I am a 6th year at a Tier 1 firm and in January I will make $230K. A law school classmate who went to DLA because it was a “quality of life firm” in 2010 will make $161K under this new structure (but he can get up to $28K back in December 2010 if he is a top performing associate).
So much for quality of life.
CHECK YOU RECTUMS
150 – hilarious
Kirkland grades on a curve too – conservatives, women, and lapdogs get bumped up, the rest get the shaft.
Screw this. I am going to look for a way out too. Why make mid-tier firm salary when you are a top-tier firm attorney?
do clients who were served by the bottom 30% get a refund on their fees? Of course not.
do clients who were served by the bottom 30% get a refund on their fees? Of course not.
You highly paid associates need a reality check. Quit whining.
178 – do clients of lkockstep firm who were served by the bottom 30% get a refund on their fees? Of course not.
some client – even at Weil, Wachtel, Cravath, DPW, or any other T10 firm – is always being ’served’ by the lowest quartile, whther or not the associates know they have been ranked as such. clients ar also being ’served’ by associates who are running out their notice period or who have been told to consider other alternatives without having been guven a date certain to leave.
171 Do not believe all they are telling you about the soundness of the firm. All indications are that DLA Piper is behind budget in terms of hours, fees received and realization rate. They are actually laying the groundwork to increase rates another 4.7% next year, but the pushback is tremendous.
The largest client already receives such a large diiscount that leadership questions if it is worth having as a client.
The firm promoted non caps to “equity” level at the start of this year just to create a capital influx and to reduce the comp payout during the course of the year. These new “equity” partners still have greater than 50% of their comp as salary so that they do not count as equity partners for AM Law purpuses. By making the non-caps capital partners they have deffered 49% of the non-caps salary until 2010 to keep the numbers higher. That way they can try to keep the PPP up to continue to recruit lateral partners who do not see past the intial numbers. Now they are going to defer a percentage of the associates salary until 2011, again to keep the 2010 PPP high enough to attract laterals.
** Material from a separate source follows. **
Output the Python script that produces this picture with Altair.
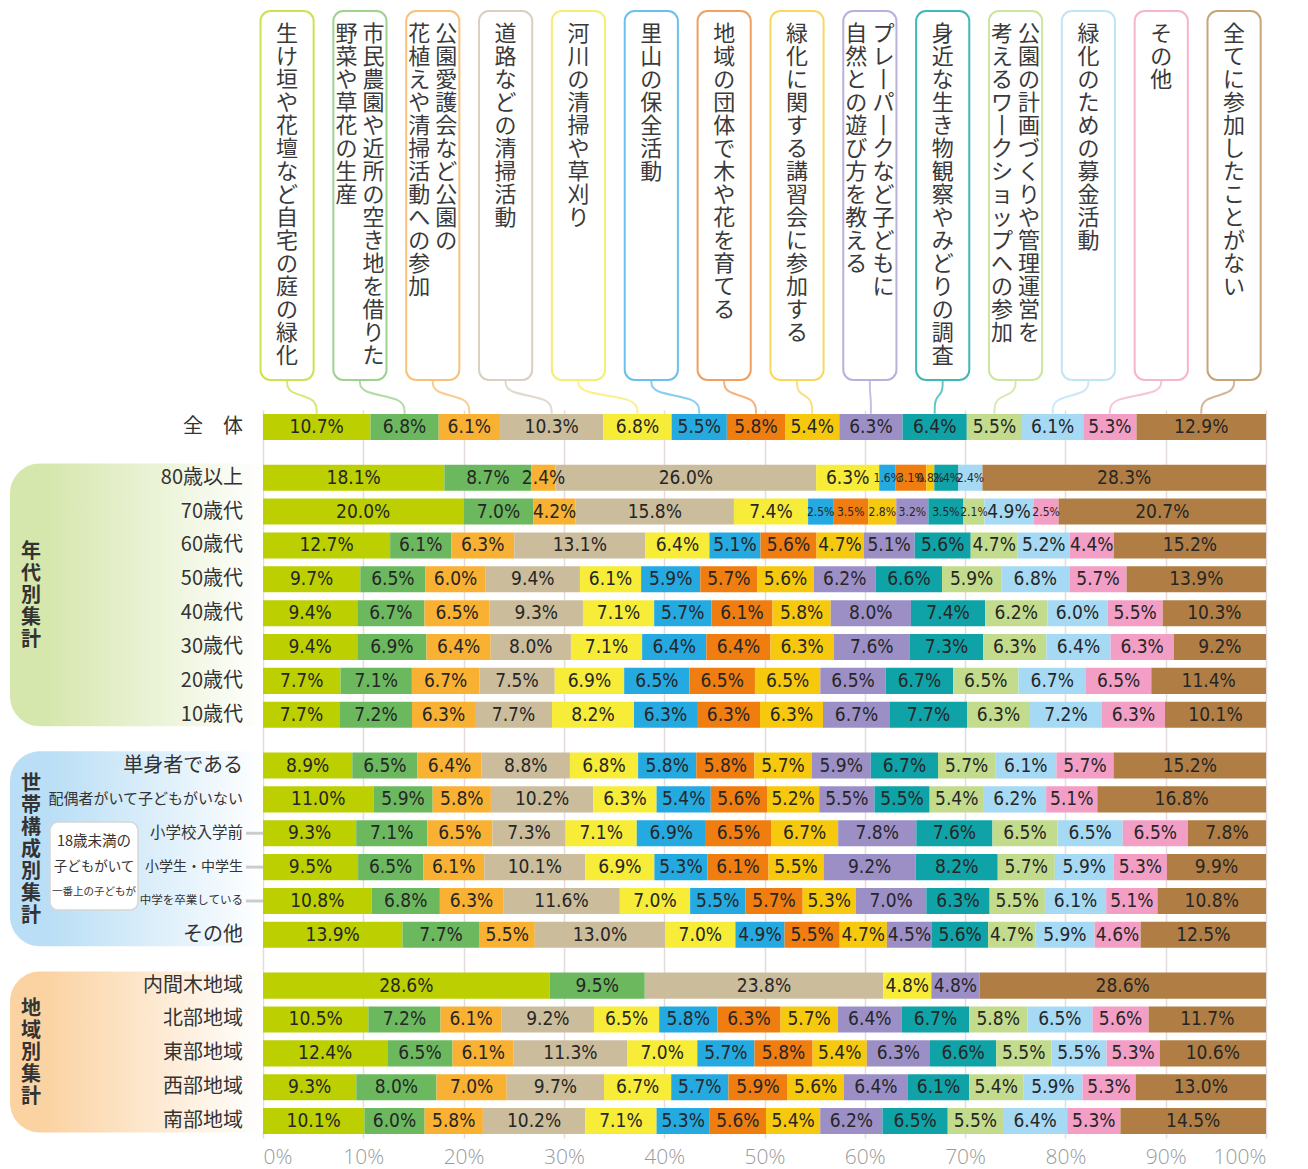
import altair as alt
import pandas as pd

# ---------------- data ----------------
categories = [
    "生け垣や花壇など自宅の庭の緑化",
    "市民農園や近所の空き地を借りた野菜や草花の生産",
    "公園愛護会など公園の花植えや清掃活動への参加",
    "道路などの清掃活動",
    "河川の清掃や草刈り",
    "里山の保全活動",
    "地域の団体で木や花を育てる",
    "緑化に関する講習会に参加する",
    "プレーパークなど子どもに自然との遊び方を教える",
    "身近な生き物観察やみどりの調査",
    "公園の計画づくりや管理運営を考えるワークショップへの参加",
    "緑化のための募金活動",
    "その他",
    "全てに参加したことがない",
]

header_columns = [
    ["生け垣や花壇など自宅の庭の緑化"],
    ["市民農園や近所の空き地を借りた", "野菜や草花の生産"],
    ["公園愛護会など公園の", "花植えや清掃活動への参加"],
    ["道路などの清掃活動"],
    ["河川の清掃や草刈り"],
    ["里山の保全活動"],
    ["地域の団体で木や花を育てる"],
    ["緑化に関する講習会に参加する"],
    ["プレーパークなど子どもに", "自然との遊び方を教える"],
    ["身近な生き物観察やみどりの調査"],
    ["公園の計画づくりや管理運営を", "考えるワークショップへの参加"],
    ["緑化のための募金活動"],
    ["その他"],
    ["全てに参加したことがない"],
]

bar_colors = ["#bccf00", "#6cb85f", "#f8b133", "#cbbc9c", "#f7ec38", "#24a9e1", "#ef7d10",
              "#f6c90e", "#9c8fc6", "#0fa2a6", "#c3db8c", "#a6d9f4", "#f29ec5", "#b07e45"]
border_colors = ["#cfe050", "#9fd28f", "#f8c27a", "#d9d0bf", "#f5ee72", "#6cc0ec", "#f0a060",
                 "#f8d860", "#b9b0e0", "#40b8b8", "#cce5a0", "#c0e4f8", "#f5b5d0", "#c8a47a"]

v_all = [10.7, 6.8, 6.1, 10.3, 6.8, 5.5, 5.8, 5.4, 6.3, 6.4, 5.5, 6.1, 5.3, 12.9]
v_80 = [18.1, 8.7, 2.4, 26.0, 6.3, 1.6, 3.1, 0.8, 0, 2.4, 0, 2.4, 0, 28.3]
v_70 = [20.0, 7.0, 4.2, 15.8, 7.4, 2.5, 3.5, 2.8, 3.2, 3.5, 2.1, 4.9, 2.5, 20.7]
v_60 = [12.7, 6.1, 6.3, 13.1, 6.4, 5.1, 5.6, 4.7, 5.1, 5.6, 4.7, 5.2, 4.4, 15.2]
v_50 = [9.7, 6.5, 6.0, 9.4, 6.1, 5.9, 5.7, 5.6, 6.2, 6.6, 5.9, 6.8, 5.7, 13.9]
v_40 = [9.4, 6.7, 6.5, 9.3, 7.1, 5.7, 6.1, 5.8, 8.0, 7.4, 6.2, 6.0, 5.5, 10.3]
v_30 = [9.4, 6.9, 6.4, 8.0, 7.1, 6.4, 6.4, 6.3, 7.6, 7.3, 6.3, 6.4, 6.3, 9.2]
v_20 = [7.7, 7.1, 6.7, 7.5, 6.9, 6.5, 6.5, 6.5, 6.5, 6.7, 6.5, 6.7, 6.5, 11.4]
v_10 = [7.7, 7.2, 6.3, 7.7, 8.2, 6.3, 6.3, 6.3, 6.7, 7.7, 6.3, 7.2, 6.3, 10.1]
v_single = [8.9, 6.5, 6.4, 8.8, 6.8, 5.8, 5.8, 5.7, 5.9, 6.7, 5.7, 6.1, 5.7, 15.2]
v_couple = [11.0, 5.9, 5.8, 10.2, 6.3, 5.4, 5.6, 5.2, 5.5, 5.5, 5.4, 6.2, 5.1, 16.8]
v_preschool = [9.3, 7.1, 6.5, 7.3, 7.1, 6.9, 6.5, 6.7, 7.8, 7.6, 6.5, 6.5, 6.5, 7.8]
v_school = [9.5, 6.5, 6.1, 10.1, 6.9, 5.3, 6.1, 5.5, 9.2, 8.2, 5.7, 5.9, 5.3, 9.9]
v_graduated = [10.8, 6.8, 6.3, 11.6, 7.0, 5.5, 5.7, 5.3, 7.0, 6.3, 5.5, 6.1, 5.1, 10.8]
v_hh_other = [13.9, 7.7, 5.5, 13.0, 7.0, 4.9, 5.5, 4.7, 4.5, 5.6, 4.7, 5.9, 4.6, 12.5]
v_uchimaki = [28.6, 9.5, 0, 23.8, 4.8, 0, 0, 0, 4.8, 0, 0, 0, 0, 28.6]
v_north = [10.5, 7.2, 6.1, 9.2, 6.5, 5.8, 6.3, 5.7, 6.4, 6.7, 5.8, 6.5, 5.6, 11.7]
v_east = [12.4, 6.5, 6.1, 11.3, 7.0, 5.7, 5.8, 5.4, 6.3, 6.6, 5.5, 5.5, 5.3, 10.6]
v_west = [9.3, 8.0, 7.0, 9.7, 6.7, 5.7, 5.9, 5.6, 6.4, 6.1, 5.4, 5.9, 5.3, 13.0]
v_south = [10.1, 6.0, 5.8, 10.2, 7.1, 5.3, 5.6, 5.4, 6.2, 6.5, 5.5, 6.4, 5.3, 14.5]

group_titles = ["", "年代別集計", "世帯構成別集計", "地域別集計"]
rows = [
    ("全　体", 0, v_all),
    ("80歳以上", 1, v_80), ("70歳代", 1, v_70), ("60歳代", 1, v_60), ("50歳代", 1, v_50),
    ("40歳代", 1, v_40), ("30歳代", 1, v_30), ("20歳代", 1, v_20), ("10歳代", 1, v_10),
    ("単身者である", 2, v_single), ("配偶者がいて子どもがいない", 2, v_couple),
    ("小学校入学前", 2, v_preschool), ("小学生・中学生", 2, v_school),
    ("中学を卒業している", 2, v_graduated), ("その他", 2, v_hh_other),
    ("内間木地域", 3, v_uchimaki), ("北部地域", 3, v_north), ("東部地域", 3, v_east),
    ("西部地域", 3, v_west), ("南部地域", 3, v_south),
]
child_note = ["18歳未満の", "子どもがいて", "一番上の子どもが"]
sub_rows = ["小学校入学前", "小学生・中学生", "中学を卒業している"]

# ---------------- styles ----------------
CJK = "Noto Sans CJK JP"
NARROW = "Liberation Sans Narrow, DejaVu Sans Condensed, Roboto, sans-serif"
label_size = {"配偶者がいて子どもがいない": 15, "小学校入学前": 15.5, "小学生・中学生": 14,
              "中学を卒業している": 11.5}

# ---------------- tables ----------------
recs, lab = [], []
for r, (name, g, vals) in enumerate(rows):
    pos = r + 0.5 * g
    lab.append({"label": name, "pos": pos, "fs": label_size.get(name, 20), "g": g})
    for i, v in enumerate(vals):
        recs.append({"label": name, "pos": pos, "cat": categories[i], "order": i, "value": v})
df = pd.DataFrame(recs)
df_lab = pd.DataFrame(lab)

yscale = alt.Scale(domain=[-0.5, 21.0], reverse=True, nice=False, zero=False)
xscale = alt.Scale(domain=[0, 100], nice=False, zero=False)

base = alt.Chart(df).transform_stack(
    stack="value", groupby=["label"], as_=["s0", "s1"], offset="normalize",
    sort=[alt.SortField("order", order="ascending")],
).transform_calculate(
    x0="datum.s0*100", x1="datum.s1*100", xm="(datum.s0+datum.s1)*50",
    y0="datum.pos-0.385", y1="datum.pos+0.385",
    txt="format(datum.value, '.1f') + '%'",
)

bars = base.mark_rect().encode(
    x=alt.X("x0:Q", scale=xscale, title=None),
    x2="x1:Q",
    y=alt.Y("y0:Q", scale=yscale, axis=None),
    y2="y1:Q",
    color=alt.Color("cat:N", scale=alt.Scale(domain=categories, range=bar_colors), legend=None),
)

bar_text = base.transform_filter("datum.value > 0").mark_text(
    font=NARROW, color="#262626", baseline="middle", align="center"
).encode(
    x=alt.X("xm:Q", scale=xscale, title=None),
    y=alt.Y("pos:Q", scale=yscale, axis=None),
    text="txt:N",
    size=alt.condition("datum.value < 2.4 || (datum.value < 3.6 && datum.order != 2)",
                       alt.value(12), alt.value(19)),
)

# group panels
panel_colors = {1: "#d6e7ad", 2: "#b9def5", 3: "#fbd3a3"}
panels, titles = [], []
for g in (1, 2, 3):
    sub = df_lab[df_lab.g == g]
    nchar = len(group_titles[g])
    pdf = pd.DataFrame({"y0": [sub.pos.min() - 0.42], "y1": [sub.pos.max() + 0.34],
                        "ym": [(sub.pos.min() + sub.pos.max()) / 2],
                        "t": ["\n".join(group_titles[g])]})
    c = panel_colors[g]
    panels.append(alt.Chart(pdf).mark_rect(
        color=alt.Gradient(gradient="linear",
                           stops=[alt.GradientStop(offset=0, color=c),
                                  alt.GradientStop(offset=0.15, color=c),
                                  alt.GradientStop(offset=1, color="#ffffff")],
                           x1=0, x2=1, y1=0, y2=0),
        cornerRadiusTopLeft=30, cornerRadiusBottomLeft=30,
    ).encode(x=alt.value(-253), x2=alt.value(0),
             y=alt.Y("y0:Q", scale=yscale, axis=None), y2="y1:Q"))
    titles.append(alt.Chart(pdf).mark_text(
        font=CJK, fontSize=20, fontWeight="bold", lineHeight=22, lineBreak="\n",
        baseline="middle", align="center", color="#333333", dy=-(nchar - 1) * 11,
    ).encode(x=alt.value(-232), y=alt.Y("ym:Q", scale=yscale, axis=None), text="t:N"))

# 18歳未満 box
sub_pos = df_lab[df_lab.label.isin(sub_rows)].pos
box_df = pd.DataFrame({"y0": [sub_pos.min() - 0.33], "y1": [sub_pos.max() + 0.27]})
box18 = alt.Chart(box_df).mark_rect(
    fill="#ffffff", stroke="#d6d6d6", strokeWidth=1.5, cornerRadius=8
).encode(x=alt.value(-213), x2=alt.value(-125),
         y=alt.Y("y0:Q", scale=yscale, axis=None), y2="y1:Q")
note_df = pd.DataFrame({"t": child_note, "pos": [sub_pos.min() + 0.27, sub_pos.min() + 1.0,
                                                   sub_pos.min() + 1.73],
                        "fs": [14.5, 13.5, 10.5]})
box18_text = alt.Chart(note_df).mark_text(
    font=CJK, color="#333333", baseline="middle", align="center"
).encode(x=alt.value(-169), y=alt.Y("pos:Q", scale=yscale, axis=None), text="t:N",
         size=alt.Size("fs:Q", scale=None))

sub_rules = alt.Chart(df_lab[df_lab.label.isin(sub_rows)]).mark_rule(
    color="#cccccc", strokeWidth=3
).encode(x=alt.value(-17), x2=alt.value(0), y=alt.Y("pos:Q", scale=yscale, axis=None))

row_text = alt.Chart(df_lab).mark_text(
    font=CJK, color="#333333", baseline="middle", align="right"
).encode(x=alt.value(-20), y=alt.Y("pos:Q", scale=yscale, axis=None), text="label:N",
         size=alt.Size("fs:Q", scale=None))

# header boxes
hb, ht, hc = [], [], []
tot = sum(v_all)
cum = 0
for i, cols in enumerate(header_columns):
    bx = 2.4 + i * 7.263
    hb.append({"cat": categories[i], "b0": bx - 2.65, "b1": bx + 2.65})
    n = len(cols)
    for j, col in enumerate(cols):
        off = 0 if n == 1 else (1.35 if j == 0 else -1.35)
        ht.append({"tx": bx + off,
                   "col": "\n".join("丨" if ch == "ー" else ch for ch in col)})
    mid = (cum + v_all[i] / 2) / tot * 100
    cum += v_all[i]
    for k, (xx, yy) in enumerate([(bx, -1.386), (bx, -1.0), (mid, -0.85), (mid, -0.39)]):
        hc.append({"cat": categories[i], "k": k, "x": xx, "y": yy})

head_boxes = alt.Chart(pd.DataFrame(hb)).mark_rect(
    fill="#ffffff", strokeWidth=2, cornerRadius=10
).encode(
    x=alt.X("b0:Q", scale=xscale, title=None), x2="b1:Q",
    y=alt.value(-399), y2=alt.value(-30),
    stroke=alt.Stroke("cat:N", scale=alt.Scale(domain=categories, range=border_colors), legend=None),
)
head_text = alt.Chart(pd.DataFrame(ht)).mark_text(
    font=CJK, fontSize=22, lineHeight=23, lineBreak="\n", baseline="top", align="center",
    color="#3a3a3a",
).encode(x=alt.X("tx:Q", scale=xscale, title=None), y=alt.value(-386), text="col:N")

connectors = alt.Chart(pd.DataFrame(hc)).mark_line(
    interpolate="basis", strokeWidth=2, opacity=0.8
).encode(
    x=alt.X("x:Q", scale=xscale, title=None),
    y=alt.Y("y:Q", scale=yscale, axis=None),
    detail="cat:N", order="k:Q",
    color=alt.Color("cat:N", scale=alt.Scale(domain=categories, range=border_colors), legend=None),
)

chart = alt.layer(
    *panels, *titles, box18, box18_text, sub_rules, row_text,
    connectors, bars, bar_text, head_boxes, head_text,
).resolve_scale(color="independent").properties(
    width=1003, height=728,
    padding={"left": 2, "top": 2, "right": 5, "bottom": 2},
).configure_view(stroke=None).configure_axisX(
    grid=True, gridColor="#e4dcdc", gridWidth=1.5, domain=False, ticks=False,
    tickCount=10, labelExpr="datum.value + '%'", labelFontSize=21,
    labelColor="#9a9a9a", labelFont="Open Sans", labelFontWeight=300, labelPadding=8,
)

chart.save("out.html", embed_options={"renderer": "svg", "actions": False})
Used to be a great place to work. It is ashame what they did to this firm.
Ahh, Chapter 15, in which our protagonist DLA concedes that Jones Day really is five steps ahead of it on absolutely everything.
It takes a long time to sink a ship like DLA. I wonder if 2010 will result in major changes for it. Things are quite busy at a lot of shops. Mine picked up some lateral partners with big books because we were able to: (a) offer them a nice bump on what they are getting paid right now; and (b) show them that they will have competent associates to do the work that their clients generate, which is something that they were sorely missing at their old firms. Seems like DLA partners with big books are ripe for poaching.
Commetns 164 and 168 say it best — I think they explain very well why this was a horrible decision, and how DLA has fuc$ked over its associates in real $$$. Nevertheless, it was still done. Shows a lot about DLA’s crap management (and how hard up they are to save $$$ at any cost). Bye bye DLA.
@ 141 – I stopped listening, what were you saying?